(Data listing)

━━━━━━━━━━━━━━━━━━━━

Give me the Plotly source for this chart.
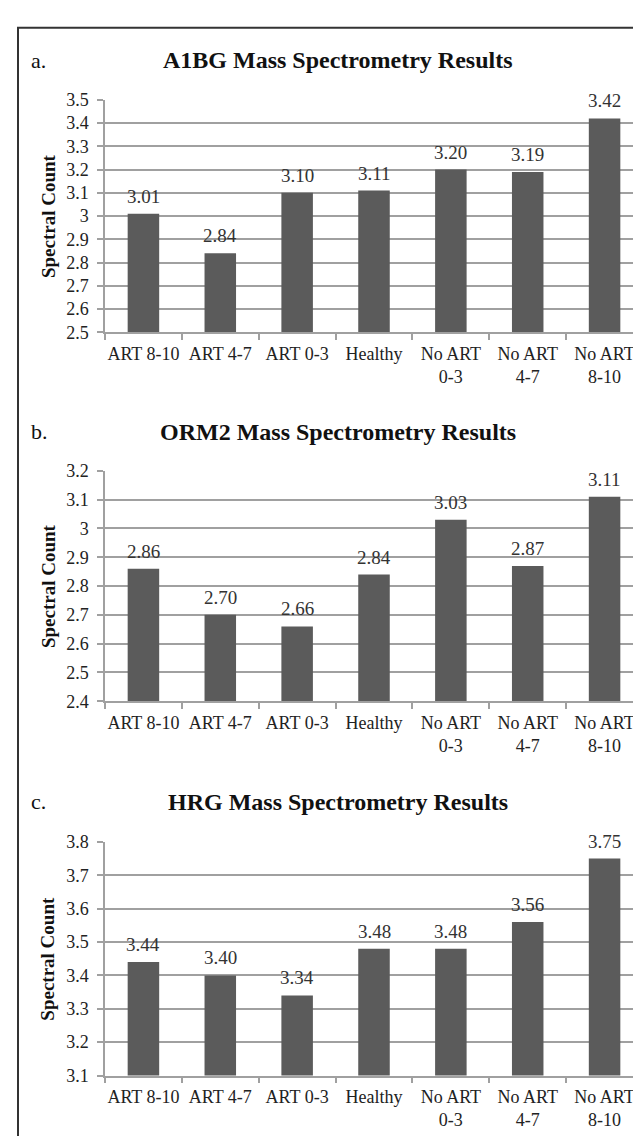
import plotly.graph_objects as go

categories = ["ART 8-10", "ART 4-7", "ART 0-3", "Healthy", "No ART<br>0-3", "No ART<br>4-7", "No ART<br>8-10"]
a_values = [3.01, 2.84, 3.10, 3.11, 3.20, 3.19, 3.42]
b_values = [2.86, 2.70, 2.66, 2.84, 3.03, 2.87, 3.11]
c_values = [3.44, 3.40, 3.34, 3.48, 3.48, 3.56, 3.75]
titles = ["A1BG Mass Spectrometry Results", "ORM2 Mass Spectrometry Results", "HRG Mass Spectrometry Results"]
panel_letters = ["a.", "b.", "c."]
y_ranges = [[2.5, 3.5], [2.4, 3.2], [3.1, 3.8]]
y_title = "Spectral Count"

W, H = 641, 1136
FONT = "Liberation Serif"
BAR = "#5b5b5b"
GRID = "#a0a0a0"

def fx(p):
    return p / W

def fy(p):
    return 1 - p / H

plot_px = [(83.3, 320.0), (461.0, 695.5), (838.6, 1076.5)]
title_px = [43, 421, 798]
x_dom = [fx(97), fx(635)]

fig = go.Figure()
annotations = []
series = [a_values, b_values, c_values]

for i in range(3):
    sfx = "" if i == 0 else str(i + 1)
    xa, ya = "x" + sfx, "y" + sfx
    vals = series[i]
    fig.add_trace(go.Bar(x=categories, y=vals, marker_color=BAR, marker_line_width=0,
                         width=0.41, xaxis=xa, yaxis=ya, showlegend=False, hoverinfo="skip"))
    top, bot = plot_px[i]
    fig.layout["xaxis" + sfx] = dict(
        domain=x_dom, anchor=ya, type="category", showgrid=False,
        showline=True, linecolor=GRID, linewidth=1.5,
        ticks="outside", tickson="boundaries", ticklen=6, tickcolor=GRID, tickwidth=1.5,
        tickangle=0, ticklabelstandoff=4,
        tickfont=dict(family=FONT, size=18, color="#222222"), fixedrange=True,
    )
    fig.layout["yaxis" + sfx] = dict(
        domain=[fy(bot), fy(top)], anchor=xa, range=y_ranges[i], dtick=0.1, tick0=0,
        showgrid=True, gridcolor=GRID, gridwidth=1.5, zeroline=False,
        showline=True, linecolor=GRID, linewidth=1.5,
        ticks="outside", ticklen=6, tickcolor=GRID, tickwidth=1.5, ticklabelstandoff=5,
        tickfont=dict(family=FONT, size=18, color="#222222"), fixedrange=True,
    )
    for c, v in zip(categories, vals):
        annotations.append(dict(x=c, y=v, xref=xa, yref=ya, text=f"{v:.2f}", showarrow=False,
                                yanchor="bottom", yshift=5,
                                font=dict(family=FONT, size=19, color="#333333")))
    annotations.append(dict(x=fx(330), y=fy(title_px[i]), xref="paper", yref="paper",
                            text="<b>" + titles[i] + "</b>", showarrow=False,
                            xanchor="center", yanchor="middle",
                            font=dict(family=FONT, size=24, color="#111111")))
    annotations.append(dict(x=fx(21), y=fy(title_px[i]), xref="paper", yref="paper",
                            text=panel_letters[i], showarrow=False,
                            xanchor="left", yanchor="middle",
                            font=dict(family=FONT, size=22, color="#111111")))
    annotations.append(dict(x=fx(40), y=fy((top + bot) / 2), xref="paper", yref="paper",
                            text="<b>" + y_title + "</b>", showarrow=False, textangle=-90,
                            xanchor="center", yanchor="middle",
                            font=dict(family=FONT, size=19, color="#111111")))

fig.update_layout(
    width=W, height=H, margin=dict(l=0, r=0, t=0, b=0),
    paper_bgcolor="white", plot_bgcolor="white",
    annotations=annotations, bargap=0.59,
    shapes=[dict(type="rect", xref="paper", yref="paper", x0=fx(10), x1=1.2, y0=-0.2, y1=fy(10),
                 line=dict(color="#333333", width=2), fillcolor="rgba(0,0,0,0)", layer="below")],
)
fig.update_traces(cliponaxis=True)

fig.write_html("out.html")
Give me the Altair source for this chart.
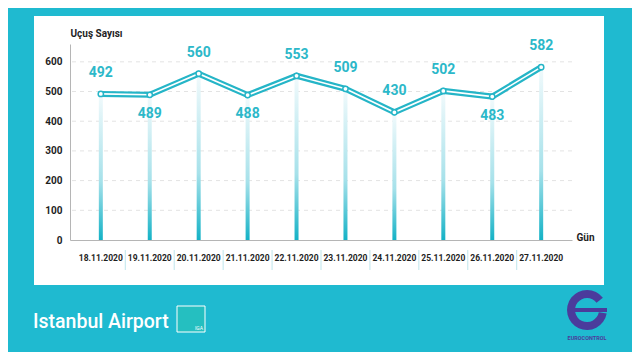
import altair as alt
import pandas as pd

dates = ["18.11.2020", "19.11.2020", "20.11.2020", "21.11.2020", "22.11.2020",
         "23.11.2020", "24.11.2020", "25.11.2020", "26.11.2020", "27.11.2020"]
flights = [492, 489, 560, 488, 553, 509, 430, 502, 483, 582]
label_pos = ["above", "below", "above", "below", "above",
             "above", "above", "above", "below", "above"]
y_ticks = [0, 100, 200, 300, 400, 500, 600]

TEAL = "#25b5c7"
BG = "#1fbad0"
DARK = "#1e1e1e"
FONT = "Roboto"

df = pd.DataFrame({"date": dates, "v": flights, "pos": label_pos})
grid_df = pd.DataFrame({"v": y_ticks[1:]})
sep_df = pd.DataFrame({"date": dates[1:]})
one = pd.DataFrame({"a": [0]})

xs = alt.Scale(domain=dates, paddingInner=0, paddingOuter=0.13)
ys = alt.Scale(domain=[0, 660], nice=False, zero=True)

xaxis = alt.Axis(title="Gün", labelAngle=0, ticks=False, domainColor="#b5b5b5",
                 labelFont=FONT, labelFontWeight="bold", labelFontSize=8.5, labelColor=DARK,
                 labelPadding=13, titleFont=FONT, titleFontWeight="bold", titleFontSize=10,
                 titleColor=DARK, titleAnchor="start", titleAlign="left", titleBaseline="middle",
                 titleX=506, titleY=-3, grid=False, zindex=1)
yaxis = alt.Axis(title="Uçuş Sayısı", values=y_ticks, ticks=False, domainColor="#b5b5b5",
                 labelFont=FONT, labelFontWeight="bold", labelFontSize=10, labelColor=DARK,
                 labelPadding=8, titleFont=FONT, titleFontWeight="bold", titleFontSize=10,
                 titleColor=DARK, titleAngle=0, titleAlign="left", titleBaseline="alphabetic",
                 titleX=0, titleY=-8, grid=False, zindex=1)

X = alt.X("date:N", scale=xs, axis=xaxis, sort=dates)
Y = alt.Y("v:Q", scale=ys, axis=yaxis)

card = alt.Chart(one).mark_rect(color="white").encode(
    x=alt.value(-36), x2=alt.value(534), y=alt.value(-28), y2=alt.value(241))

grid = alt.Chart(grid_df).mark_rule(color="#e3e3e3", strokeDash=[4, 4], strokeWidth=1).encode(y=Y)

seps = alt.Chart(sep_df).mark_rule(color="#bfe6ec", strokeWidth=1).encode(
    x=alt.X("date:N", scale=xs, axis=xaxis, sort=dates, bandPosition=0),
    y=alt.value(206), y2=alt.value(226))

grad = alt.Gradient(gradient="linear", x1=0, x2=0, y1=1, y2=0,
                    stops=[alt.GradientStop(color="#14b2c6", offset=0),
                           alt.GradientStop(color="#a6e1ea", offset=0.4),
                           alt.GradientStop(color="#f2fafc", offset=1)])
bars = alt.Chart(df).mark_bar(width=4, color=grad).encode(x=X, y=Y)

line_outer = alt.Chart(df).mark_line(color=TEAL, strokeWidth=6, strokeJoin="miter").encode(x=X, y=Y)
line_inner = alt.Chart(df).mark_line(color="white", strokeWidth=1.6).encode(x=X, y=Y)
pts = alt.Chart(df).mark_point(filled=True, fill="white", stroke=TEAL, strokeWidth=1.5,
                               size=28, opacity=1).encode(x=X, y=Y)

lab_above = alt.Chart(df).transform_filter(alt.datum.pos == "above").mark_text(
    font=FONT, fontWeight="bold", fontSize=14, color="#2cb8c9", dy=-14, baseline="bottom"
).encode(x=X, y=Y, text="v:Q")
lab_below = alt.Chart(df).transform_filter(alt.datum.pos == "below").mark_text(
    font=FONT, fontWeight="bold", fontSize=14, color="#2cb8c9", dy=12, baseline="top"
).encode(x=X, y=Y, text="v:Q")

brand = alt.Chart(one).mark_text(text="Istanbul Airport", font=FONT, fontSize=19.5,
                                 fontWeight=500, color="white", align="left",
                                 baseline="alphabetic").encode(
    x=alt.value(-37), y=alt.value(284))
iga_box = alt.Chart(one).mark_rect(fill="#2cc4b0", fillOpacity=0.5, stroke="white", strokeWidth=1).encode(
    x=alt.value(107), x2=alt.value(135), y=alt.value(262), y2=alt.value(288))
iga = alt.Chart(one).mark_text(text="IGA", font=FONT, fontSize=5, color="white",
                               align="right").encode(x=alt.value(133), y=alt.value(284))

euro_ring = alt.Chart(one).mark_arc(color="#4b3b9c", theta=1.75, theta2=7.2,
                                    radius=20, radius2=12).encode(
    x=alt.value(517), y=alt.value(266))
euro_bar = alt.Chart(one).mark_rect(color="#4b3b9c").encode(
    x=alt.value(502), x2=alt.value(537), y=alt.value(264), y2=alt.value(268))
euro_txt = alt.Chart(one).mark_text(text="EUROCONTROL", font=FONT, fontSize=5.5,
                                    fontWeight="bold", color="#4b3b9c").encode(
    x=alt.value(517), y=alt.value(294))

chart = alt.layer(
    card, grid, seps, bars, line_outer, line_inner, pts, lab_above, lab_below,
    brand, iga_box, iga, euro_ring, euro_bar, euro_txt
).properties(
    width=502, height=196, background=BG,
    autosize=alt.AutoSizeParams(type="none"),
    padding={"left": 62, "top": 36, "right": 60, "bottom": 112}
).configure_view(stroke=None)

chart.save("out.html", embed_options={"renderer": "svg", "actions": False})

━━━━━━━━━━━━━━━━━━━━

[AIM] Above are the records. Copy word for word only their lines from the one holding "Give me the Altair source for this chart." through the one holding "y_ticks = [0, 100, 200, 300, 400, 500, 600]", both included, and skip the images.

[FULL SOLUTION]
Give me the Altair source for this chart.
import altair as alt
import pandas as pd

dates = ["18.11.2020", "19.11.2020", "20.11.2020", "21.11.2020", "22.11.2020",
         "23.11.2020", "24.11.2020", "25.11.2020", "26.11.2020", "27.11.2020"]
flights = [492, 489, 560, 488, 553, 509, 430, 502, 483, 582]
label_pos = ["above", "below", "above", "below", "above",
             "above", "above", "above", "below", "above"]
y_ticks = [0, 100, 200, 300, 400, 500, 600]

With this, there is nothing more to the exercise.